Deixemos de lado as várias princesas e os muitos museus das descobertas. Não faço qualquer tenção de entrar em jogos de soma nula. Interessa-me a questão de fundo. E a questão de fundo é que, lenta mas inexoravelmente, tem vindo a reduzir-se, em Portugal como em boa parte do Mundo, o espaço da linguagem permitida. O processo é mais deliberado do que pensam e é sempre igual. A coisa começa por uma leve sanção social. Um esgar, quando muito uma ligeira repreensão. Duas, três expressões. Mas, aos poucos, o Índex alarga-se. Mais umas entradas. E com o alargar do círculo do proibido, vai-se tornando também mais pesada a sanção que passa a fazer-se maioritariamente no espaço público. As redes sociais fazem as vezes das multidões ululantes dos novéis autos de fé. E enquanto o diabo esfrega um olho (as metáforas religiosas não são aqui um acaso), está interiorizada a autocensura, triunfo último dos modernos inquisidores.
Em nome da honestidade intelectual, devo reconhecer que também eu tenho consciência de que a linguagem não é neutra. Carrega sentidos profundos, reforça preconceitos, molda convicções de forma mais ou menos consciente, estimula comportamentos. Não é, pois, por aqui que passa a minha divergência com os novos censores. O meu problema, a minha irreconciliável aversão, é com o método. A censura, declarada ou sub-reptícia, expressa ou difusa, por muito que seja exercida em nome de belas intenções (e nem sempre é) debate-se sempre com um problema mais do que identificado. O da escolha dos censores. O da concreta definição do Índex. Ou, na formulação clássica, o problema de saber quem guarda os guardiões.
Felizmente, os liberais clássicos formularam, há muito, uma resposta eficaz para este problema.
Não negaram a existência de ideias insidiosas e repugnantes, não negaram (muito pelo contrário) o poder da palavra e da linguagem. Simplesmente não caíram na tentação de instituir silêncios, de definir um Índex, de nomear um inquisidor. Ao invés, a sua premissa é simples: de um debate aberto de ideias (na formulação clássica, de um “marketplace of ideas”), onde se podem livremente esgrimir argumentos e contra-argumentos, onde se fazem proposições e onde se podem refutá-las, as ideias insidiosas, as proposições grotescas, acabam sempre, mais devagar ou mais depressa, por ser expostas e por ser rejeitadas. É nesta ideia, aliás, que se baseia toda a doutrina liberal da liberdade de imprensa.

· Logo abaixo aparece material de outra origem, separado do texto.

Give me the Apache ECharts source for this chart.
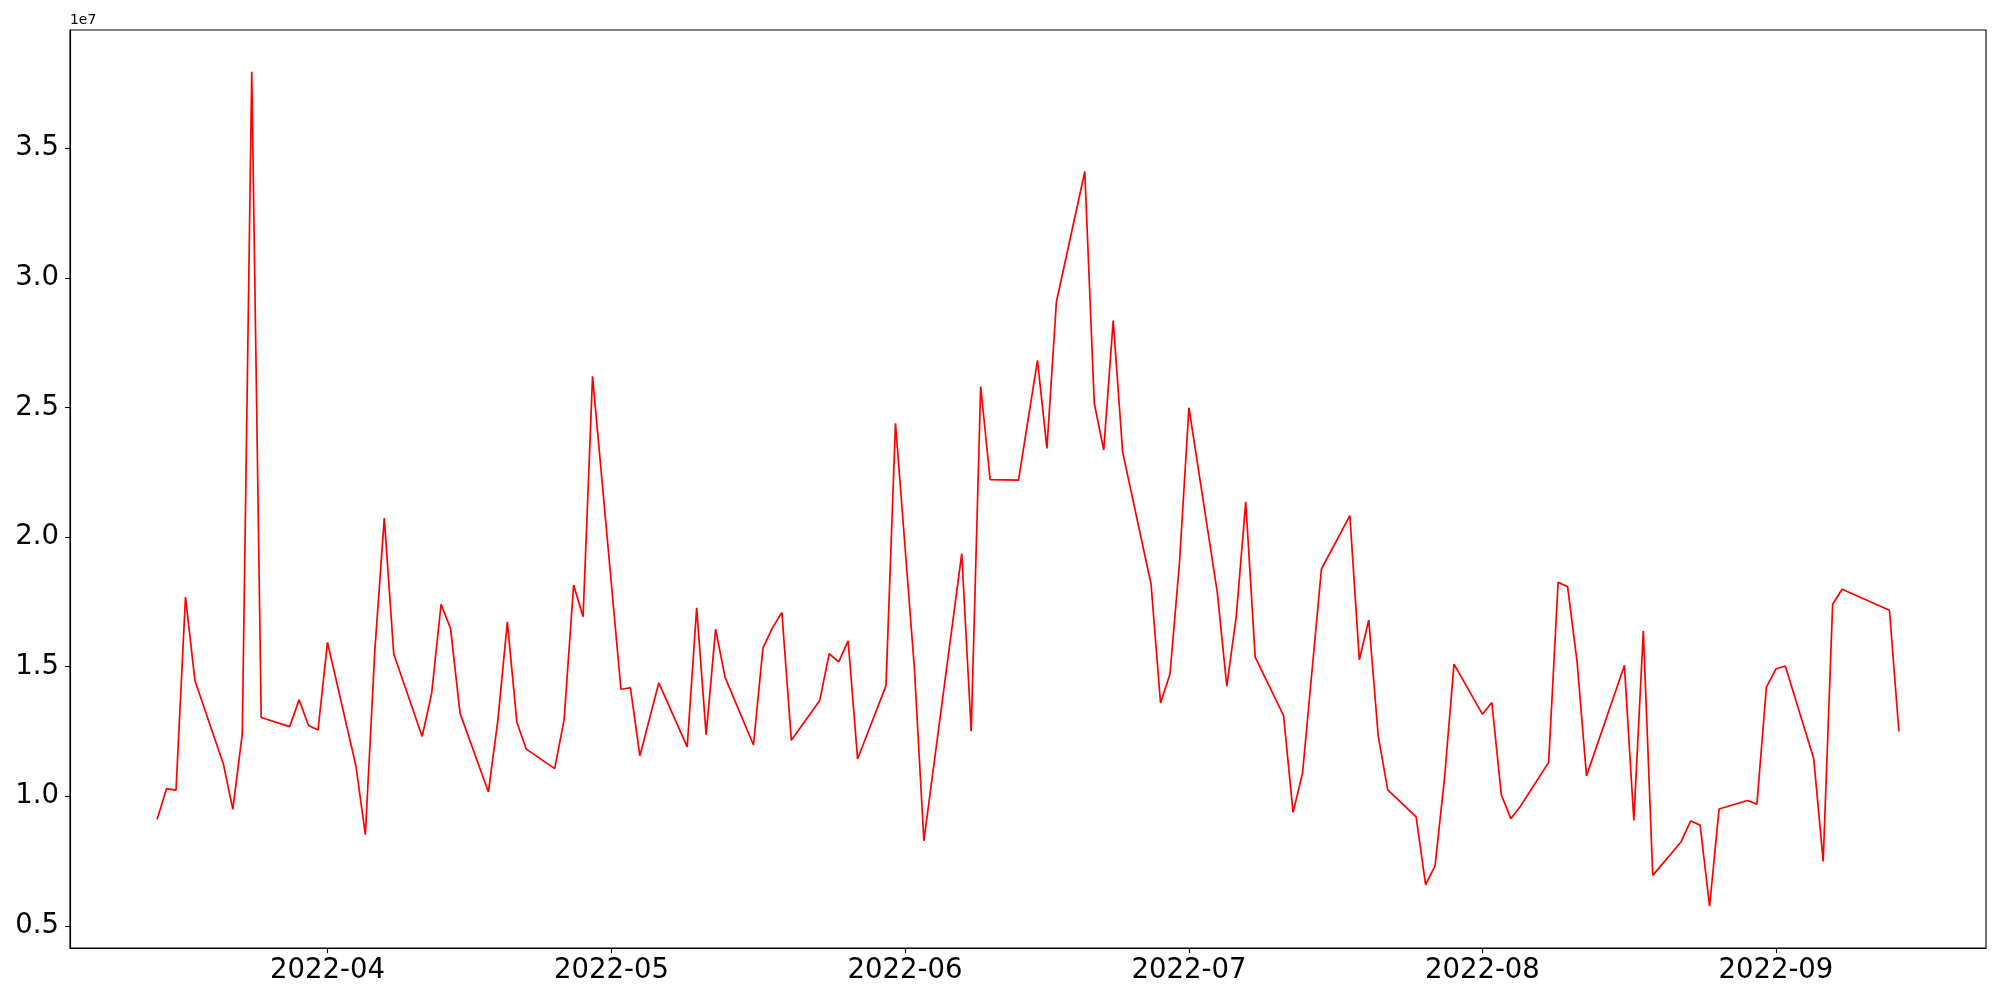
<!DOCTYPE html>
<html>
<head>
<meta charset="utf-8">
<script src="https://cdn.jsdelivr.net/npm/echarts@6/dist/echarts.min.js"></script>
<style>
html,body{margin:0;padding:0;background:#fff;}
#chart{width:2000px;height:1000px;}
</style>
</head>
<body>
<div id="chart"></div>
<script>
const dates = [
 '2022-03-14','2022-03-15','2022-03-16','2022-03-17','2022-03-18',
 '2022-03-21','2022-03-22','2022-03-23','2022-03-24','2022-03-25',
 '2022-03-28','2022-03-29','2022-03-30','2022-03-31','2022-04-01',
 '2022-04-04','2022-04-05','2022-04-06','2022-04-07','2022-04-08',
 '2022-04-11','2022-04-12','2022-04-13','2022-04-14','2022-04-15',
 '2022-04-18','2022-04-19','2022-04-20','2022-04-21','2022-04-22',
 '2022-04-25','2022-04-26','2022-04-27','2022-04-28','2022-04-29',
 '2022-05-02','2022-05-03','2022-05-04','2022-05-06',
 '2022-05-09','2022-05-10','2022-05-11','2022-05-12','2022-05-13',
 '2022-05-16','2022-05-17','2022-05-18','2022-05-19','2022-05-20',
 '2022-05-23','2022-05-24','2022-05-25','2022-05-26','2022-05-27',
 '2022-05-30','2022-05-31','2022-06-02','2022-06-03',
 '2022-06-07','2022-06-08','2022-06-09','2022-06-10',
 '2022-06-13','2022-06-15','2022-06-16','2022-06-17',
 '2022-06-20','2022-06-21','2022-06-22','2022-06-23','2022-06-24',
 '2022-06-27','2022-06-28','2022-06-29','2022-06-30','2022-07-01',
 '2022-07-04','2022-07-05','2022-07-06','2022-07-07','2022-07-08',
 '2022-07-11','2022-07-12','2022-07-13','2022-07-15',
 '2022-07-18','2022-07-19','2022-07-20','2022-07-21','2022-07-22',
 '2022-07-25','2022-07-26','2022-07-27','2022-07-28','2022-07-29',
 '2022-08-01','2022-08-02','2022-08-03','2022-08-04','2022-08-05',
 '2022-08-08','2022-08-09','2022-08-10','2022-08-11','2022-08-12',
 '2022-08-16','2022-08-17','2022-08-18','2022-08-19',
 '2022-08-22','2022-08-23','2022-08-24','2022-08-25','2022-08-26',
 '2022-08-29','2022-08-30','2022-08-31','2022-09-01','2022-09-02',
 '2022-09-05','2022-09-06','2022-09-07','2022-09-08',
 '2022-09-13','2022-09-14'
];
const volumes = [
 9110000,10300000,10240000,17690000,14460000,
 11250000,9500000,12410000,37950000,13040000,
 12690000,13720000,12730000,12560000,15940000,
 11180000,8520000,15620000,20730000,15490000,
 12310000,13960000,17410000,16480000,13210000,
 10170000,12940000,16730000,12870000,11820000,
 11070000,12970000,18150000,16930000,26200000,
 14130000,14190000,11560000,14380000,
 11910000,17270000,12380000,16450000,14590000,
 11980000,15720000,16500000,17090000,12160000,
 13700000,15500000,15190000,16000000,11440000,
 14270000,24390000,14940000,8280000,
 19360000,12510000,25810000,22220000,
 22200000,26820000,23420000,29070000,
 34100000,25170000,23360000,28350000,23280000,
 18180000,13600000,14720000,19000000,24990000,
 17860000,14250000,16940000,21360000,15370000,
 13110000,9380000,10890000,18770000,
 20830000,15270000,16800000,12320000,10250000,
 9210000,6590000,7320000,10700000,15100000,
 13170000,13620000,10060000,9140000,9610000,
 11310000,18260000,18090000,15200000,10790000,
 15050000,9070000,16380000,6950000,
 8250000,9050000,8890000,5760000,9510000,
 9840000,9700000,14210000,14910000,15030000,
 11460000,7490000,17410000,17990000,
 17180000,12500000
];
const xTickLabels = ['2022-04','2022-05','2022-06','2022-07','2022-08','2022-09'];
const yTickLabels = ['0.5','1.0','1.5','2.0','2.5','3.0','3.5'];
const yScaleLabel = '1e7';

const toMs = s => Date.parse(s + 'T00:00:00Z');
const xs = dates.map(toMs);
const seriesData = xs.map((t, i) => [t, volumes[i]]);
const xMinD = Math.min(...xs), xMaxD = Math.max(...xs);
const xPad = (xMaxD - xMinD) * 0.05;
const yMinD = Math.min(...volumes), yMaxD = Math.max(...volumes);
const yPad = (yMaxD - yMinD) * 0.05;
const xTickVals = xTickLabels.map(m => toMs(m + '-01'));
const yTickVals = yTickLabels.map(v => parseFloat(v) * 1e7);
const FONT = 'DejaVu Sans';

const chart = echarts.init(document.getElementById('chart'), null, {renderer: 'canvas'});
chart.setOption({
  animation: false,
  backgroundColor: '#ffffff',
  grid: {left: 70, right: 14, top: 30, bottom: 52, show: true, borderColor: '#000', borderWidth: 1.1, backgroundColor: 'transparent'},
  xAxis: {
    type: 'value',
    min: xMinD - xPad,
    max: xMaxD + xPad,
    axisLine: {show: true, onZero: false, lineStyle: {color: '#000', width: 1.1}},
    axisTick: {show: true, inside: false, length: 5, lineStyle: {color: '#000', width: 1.1}, customValues: xTickVals},
    axisLabel: {
      show: true, margin: 9, color: '#000', fontFamily: FONT, fontSize: 27.5,
      customValues: xTickVals,
      formatter: v => { const i = xTickVals.indexOf(v); return i >= 0 ? xTickLabels[i] : ''; }
    },
    splitLine: {show: false}
  },
  yAxis: {
    type: 'value',
    min: yMinD - yPad,
    max: yMaxD + yPad,
    name: yScaleLabel,
    nameLocation: 'end',
    nameGap: 3,
    nameTextStyle: {align: 'left', verticalAlign: 'bottom', color: '#000', fontFamily: FONT, fontSize: 13.9, padding: [0, 0, 0, 0]},
    axisLine: {show: true, lineStyle: {color: '#000', width: 1.1}},
    axisTick: {show: true, inside: false, length: 5, lineStyle: {color: '#000', width: 1.1}, customValues: yTickVals},
    axisLabel: {
      show: true, margin: 11, color: '#000', fontFamily: FONT, fontSize: 27.5,
      customValues: yTickVals,
      formatter: v => { const i = yTickVals.findIndex(t => Math.abs(t - v) < 1); return i >= 0 ? yTickLabels[i] : ''; }
    },
    splitLine: {show: false}
  },
  series: [{
    type: 'line',
    data: seriesData,
    showSymbol: false,
    symbol: 'none',
    lineStyle: {color: '#ff0000', width: 1.7},
    itemStyle: {color: '#ff0000'},
    clip: true
  }]
});
</script>
</body>
</html>
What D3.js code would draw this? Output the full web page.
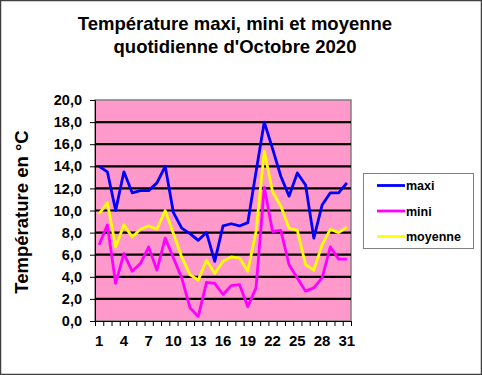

É a esta ideia que devemos uma imprensa livre, é a esta ideia que devemos, em última análise, a invenção democrática e a sua concretização substantiva.
E é por me rever nesta ideia que defendo, sem qualquer pejo, uma liberdade absoluta para a linguagem. Um espaço de radical liberdade onde o combate contra as ideias insidiosas, os preconceitos e os conservadorismos bacocos se faz em campo aberto e à luz do dia.
Parafraseando Jefferson, se eu tivesse de escolher um mundo de censores sem insultos ou um mundo de insultos sem censores, eu não vacilaria um instante em preferir o último. Prefiro, sem sombra para qualquer dúvida, ser exposto a ideias e a palavras ofensivas e pre-conceituosas permanecendo livre para rebatê-las do que ser obrigado a prescindir da minha liberdade para ser defendido pelo poder sem freios de censores iluminados.
Mas isso sou eu, que desconfio de puros e de virtuosos sem mácula.